We deploy funding across the supply chain spectrum from producer, processor/refiner to distributor/merchant trader. Loans are mostly secured against the underlying commodity with additional recourse to the borrower’s balance sheet.

TRADE FINANCE

Risk
Management

Defaults within trade finance are already very low: according to the International Chamber of Commerce’s 2016 Global Trade and Finance Survey, the default rate for short-term trade finance is 0.02%.

Our investment committee mitigates this further by only investing in commodities, regions, counterparties and transactions that satisfy very strict risk and credit parameters.

Furthermore, since we take a portfolio approach across many separate and uncorrelated transactions, the risk to overall investor return from possible default in any individual transaction is diversified significantly.

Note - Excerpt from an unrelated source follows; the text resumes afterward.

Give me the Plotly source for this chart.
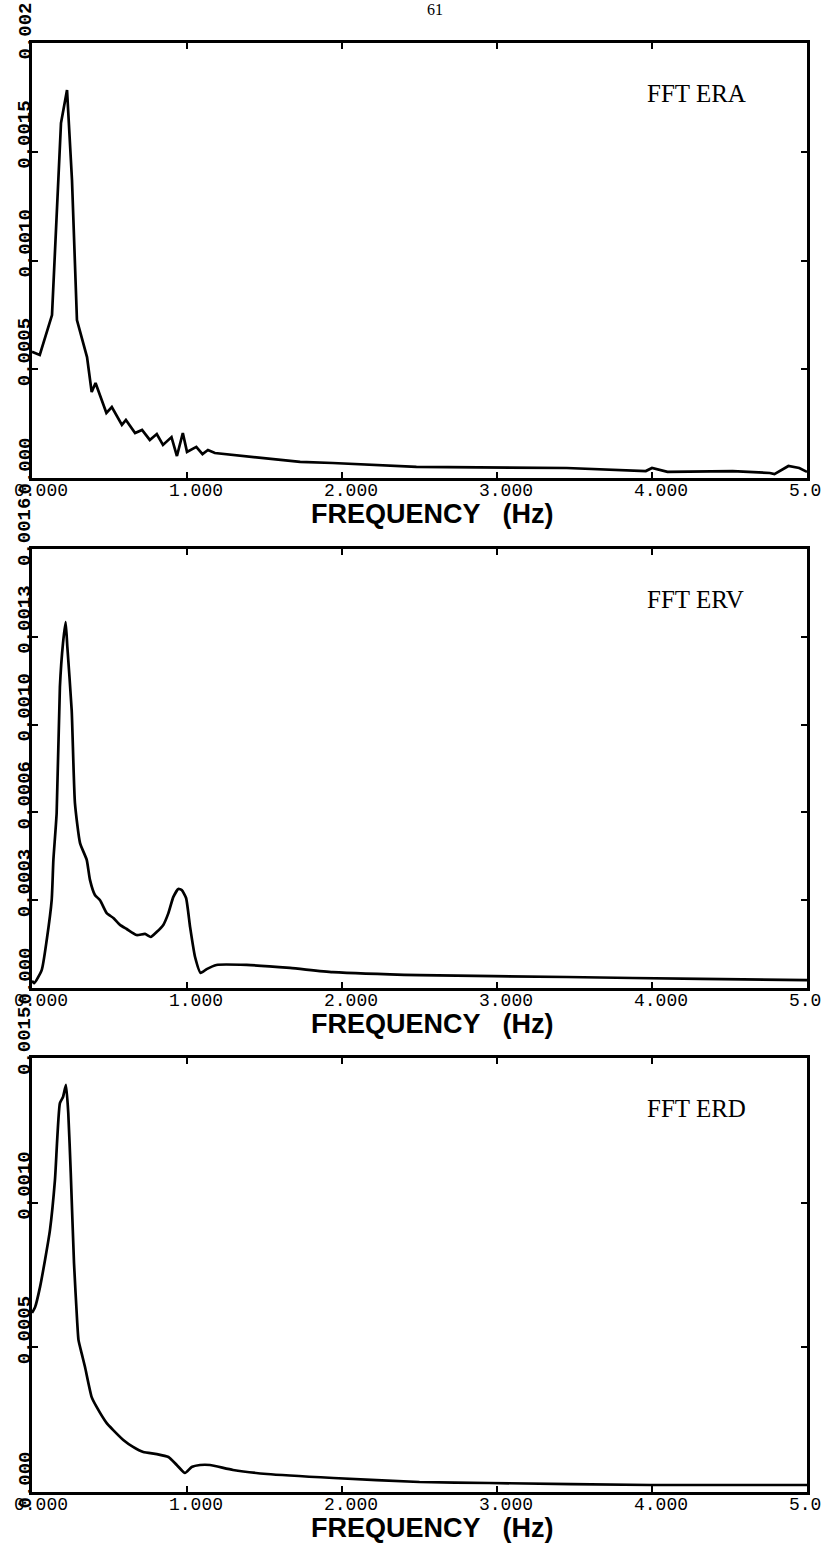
import plotly.graph_objects as go

W, H = 825, 1547

# ---------------- data ----------------
era_f = [0, 0.05, 0.129, 0.148, 0.187, 0.226, 0.258, 0.29, 0.32, 0.355,
         0.385, 0.41, 0.48, 0.515, 0.58, 0.606, 0.665, 0.71, 0.76, 0.805,
         0.845, 0.90, 0.935, 0.973, 1.0, 1.06, 1.10, 1.135, 1.18, 1.30,
         1.52, 1.73, 1.94, 2.48, 3.45, 3.96, 4.0, 4.1, 4.52, 4.76,
         4.79, 4.88, 4.95, 5.0]
era_v = [0.00058, 0.000566, 0.000749, 0.001034, 0.001632, 0.001784, 0.00137, 0.000726, 0.000648, 0.000556,
         0.000395, 0.000437, 0.000299, 0.000326, 0.000244, 0.000267, 0.000207, 0.000221, 0.000175, 0.000202,
         0.000152, 0.000188, 0.000101, 0.000207, 0.00012, 0.000143, 0.00011, 0.000129, 0.000115, 0.000106,
         0.000092, 0.000074, 0.000069, 0.000051, 0.000046, 0.000032, 0.000046, 0.000028, 0.000032, 0.000023,
         0.000018, 0.000055, 0.000046, 0.000028]

erv_f = [0.0, 0.015, 0.063, 0.095, 0.127, 0.138, 0.159, 0.18, 0.20, 0.217,
         0.228, 0.256, 0.277, 0.31, 0.353, 0.374, 0.406, 0.439, 0.482, 0.525,
         0.568, 0.611, 0.675, 0.729, 0.766, 0.804, 0.847, 0.88, 0.912, 0.944,
         0.966, 0.994, 1.02, 1.052, 1.088, 1.127, 1.19, 1.385, 1.665, 1.94,
         2.5, 3.45, 4.31, 5.0]
erv_v = [0.000026, 0.000018, 0.000066, 0.000175, 0.00032, 0.000467, 0.000638, 0.001097, 0.001257, 0.001334,
         0.001243, 0.001013, 0.000674, 0.000528, 0.000467, 0.000394, 0.000339, 0.00032, 0.000273, 0.000255,
         0.00023, 0.000215, 0.000193, 0.000197, 0.000186, 0.000204, 0.00023, 0.000273, 0.000332, 0.000361,
         0.000357, 0.000328, 0.000222, 0.000113, 0.000055, 0.000069, 0.000084, 0.000084, 0.000073, 0.000058,
         0.000047, 0.00004, 0.000033, 0.000029]

erd_f = [0, 0.02, 0.052, 0.084, 0.116, 0.148, 0.18, 0.20, 0.219, 0.234,
         0.25, 0.271, 0.292, 0.30, 0.32, 0.342, 0.385, 0.417, 0.482, 0.524,
         0.589, 0.652, 0.718, 0.805, 0.88, 0.934, 0.987, 1.03, 1.084, 1.148,
         1.297, 1.516, 1.945, 2.5, 2.95, 3.99, 5.0]
erd_v = [0.000619, 0.000639, 0.000709, 0.000802, 0.000906, 0.001078, 0.001344, 0.001365, 0.001407, 0.00131,
         0.001103, 0.000791, 0.000584, 0.000525, 0.00048, 0.000432, 0.000328, 0.000294, 0.000238, 0.000214,
         0.00018, 0.000156, 0.000138, 0.000131, 0.000121, 0.0000933, 0.0000657, 0.0000864, 0.0000933, 0.0000933,
         0.000076, 0.0000622, 0.0000484, 0.0000346, 0.0000311, 0.0000242, 0.0000242]

x_tickvals = [0, 1, 2, 3, 4, 5]
x_ticktext = ["0.000", "1.000", "2.000", "3.000", "4.000", "5.0"]

era_yticks = [0, 0.0005, 0.0010, 0.0015, 0.0020]
era_ytext = ["0.000", "0.0005", "0.0010", "0.0015", "0.002"]
erv_yticks = [0, 0.00032, 0.00064, 0.00096, 0.00128, 0.0016]
erv_ytext = ["0.000", "0.0003", "0.0006", "0.0010", "0.0013", "0.0016"]
erd_yticks = [0, 0.0005, 0.0010, 0.0015]
erd_ytext = ["0.000", "0.0005", "0.0010", "0.0015"]

labels = ["FFT ERA", "FFT ERV", "FFT ERD"]
x_title = "FREQUENCY   (Hz)"
page_number = "61"

# ---------------- layout geometry ----------------
def ydom(top_px, bot_px):
    return [1 - bot_px / H, 1 - top_px / H]

panels = [
    dict(f=era_f, v=era_v, ymax=0.002, yt=era_yticks, ytt=era_ytext, dom=ydom(43, 478), shape="linear"),
    dict(f=erv_f, v=erv_v, ymax=0.0016, yt=erv_yticks, ytt=erv_ytext, dom=ydom(549, 988), shape="spline"),
    dict(f=erd_f, v=erd_v, ymax=0.0015, yt=erd_yticks, ytt=erd_ytext, dom=ydom(1058, 1492), shape="spline"),
]

fig = go.Figure()
mono = "Liberation Mono"

for i, p in enumerate(panels):
    n = "" if i == 0 else str(i + 1)
    line = dict(color="black", width=2.7, shape=p["shape"])
    if p["shape"] == "spline":
        line["smoothing"] = 0.5
    fig.add_trace(go.Scatter(
        x=p["f"], y=p["v"], mode="lines", line=line,
        xaxis="x" + n, yaxis="y" + n, showlegend=False, hoverinfo="skip"))
    fig.layout["xaxis" + n] = dict(
        domain=[32 / W, 807 / W], range=[0, 5], anchor="y" + n,
        showline=True, linecolor="black", linewidth=3, mirror="ticks",
        ticks="inside", ticklen=6, tickwidth=1.5, tickcolor="black",
        tickvals=x_tickvals, showticklabels=False,
        showgrid=False, zeroline=False, fixedrange=True)
    fig.layout["yaxis" + n] = dict(
        domain=p["dom"], range=[0, p["ymax"]], anchor="x" + n,
        showline=True, linecolor="black", linewidth=3, mirror="ticks",
        ticks="inside", ticklen=6, tickwidth=1.5, tickcolor="black",
        tickvals=p["yt"], showticklabels=False,
        showgrid=False, zeroline=False, fixedrange=True)

    # x tick labels (decimal point sits on the tick)
    for xv, xt in zip(x_tickvals, x_ticktext):
        fig.add_annotation(
            x=xv, y=0, xref="x" + n, yref="y" + n + " domain",
            text=xt, showarrow=False, xanchor="left", yanchor="top",
            xshift=-20, yshift=-1,
            font=dict(family=mono, size=18, color="black"))
    # y tick labels, rotated
    for yv, yt in zip(p["yt"], p["ytt"]):
        fig.add_annotation(
            x=25 / W, y=yv, xref="paper", yref="y" + n,
            text=yt, textangle=-90, showarrow=False,
            xanchor="center", yanchor="bottom", yshift=-19,
            font=dict(family=mono, size=19, color="black", weight="bold"))
    # axis title
    fig.add_annotation(
        x=432 / W, y=0, xref="paper", yref="y" + n + " domain",
        text=x_title, showarrow=False, xanchor="center", yanchor="middle",
        yshift=-36,
        font=dict(family="Liberation Sans", size=27, color="black", weight="bold"))
    # panel label
    fig.add_annotation(
        x=645 / W, y=1, xref="paper", yref="y" + n + " domain",
        text=labels[i], showarrow=False, xanchor="left", yanchor="middle",
        yshift=-50,
        font=dict(family="Liberation Serif", size=25, color="black"))

# page number at the top edge
fig.add_annotation(
    x=435 / W, y=1, xref="paper", yref="paper",
    text=page_number, showarrow=False, xanchor="center", yanchor="top",
    yshift=1,
    font=dict(family="Liberation Serif", size=16, color="black"))

fig.update_layout(
    width=W, height=H,
    margin=dict(l=0, r=0, t=0, b=0),
    paper_bgcolor="white", plot_bgcolor="white",
    showlegend=False)

fig.write_html("out.html")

Kimura will typically have recourse to various types of credit enhancement such as corporate guarantees, personal guarantees and insurance where Kimura is noted as either Loss Payee or an insured party on our borrowers’ insurance.

Most of Kimura’s financing is transactionally secured on the underlying commodity and self-liquidating (ie we get repaid upon delivery of the underlying commodity that we are financing).

PORTFOLIO

Portfolio
Construction

  • We maintain and develop an extensive database of trade finance counterparties covering multiple assets, regions and deal types.
  • We identify transactions and counterparties that offer the best risk-adjusted exposures.
  • We pass selected transactions and counterparties through rigorous credit and commercial due diligence procedures.
  • We select only those transactions that offer superior risk and return characteristics.
  • We agree credit on a non-committed basis and lend on a transaction by transaction basis.
  • We manage the treasury, structuring and risk functions for the lifetime of each transaction.
  • Transactions are self-liquidating and funds – including profits and fees – are returned to the portfolio.